Reply #1 · ▲ 247 upvotes
The closest description I can give: imagine you're usually watching a movie called 'your life' from inside the protagonist. Ego dissolution is the moment when the protagonist and the watcher both disappear and there's just... the experience, with no one watching it. There's still perception, still sensation, still something happening — but the 'me' who would normally be narrating it, judging it, being afraid or excited about it — that was gone. Not as a loss but as a relief. Like putting down something you'd been carrying so long you forgot you were carrying it.
Reply #2 · ▲ 218 upvotes
For me: there was a moment where I tried to remember my name and couldn't. Not like forgetting a word — more like the question didn't make sense. 'Who is that a name for?' was the thought, and then even the question dissolved. What remained was not nothing — there was presence, awareness, sensation. But the coordinates were gone. I had no location in space or time. No past to remember or future to anticipate. Just this.
Reply #3 · ▲ 196 upvotes
The fear that preceded it was about the loss. The actuality was not fearful.
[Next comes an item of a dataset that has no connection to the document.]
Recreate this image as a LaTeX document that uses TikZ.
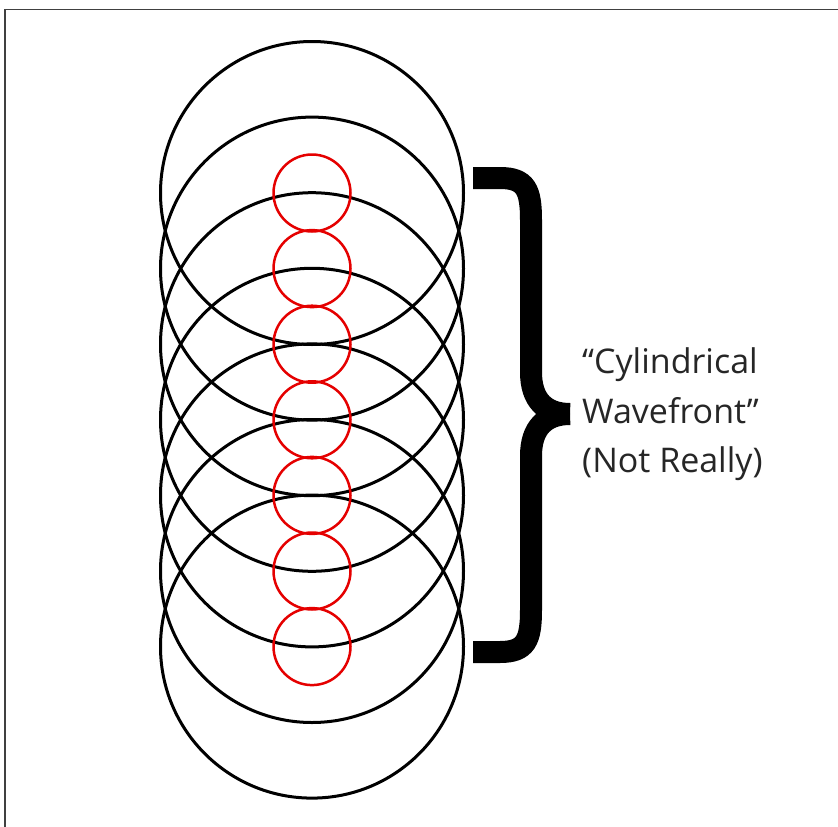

I think the ego's fear of its own dissolution is like the fear of going under anesthesia — the imagination of the loss of consciousness is frightening in a way that the actual unconsciousness is not. Ego dissolution, in my experience, was not experienced as a loss from the inside — because there was no 'inside' to experience loss from. The fear belongs to the person approaching the edge; the experience of crossing it is something else entirely.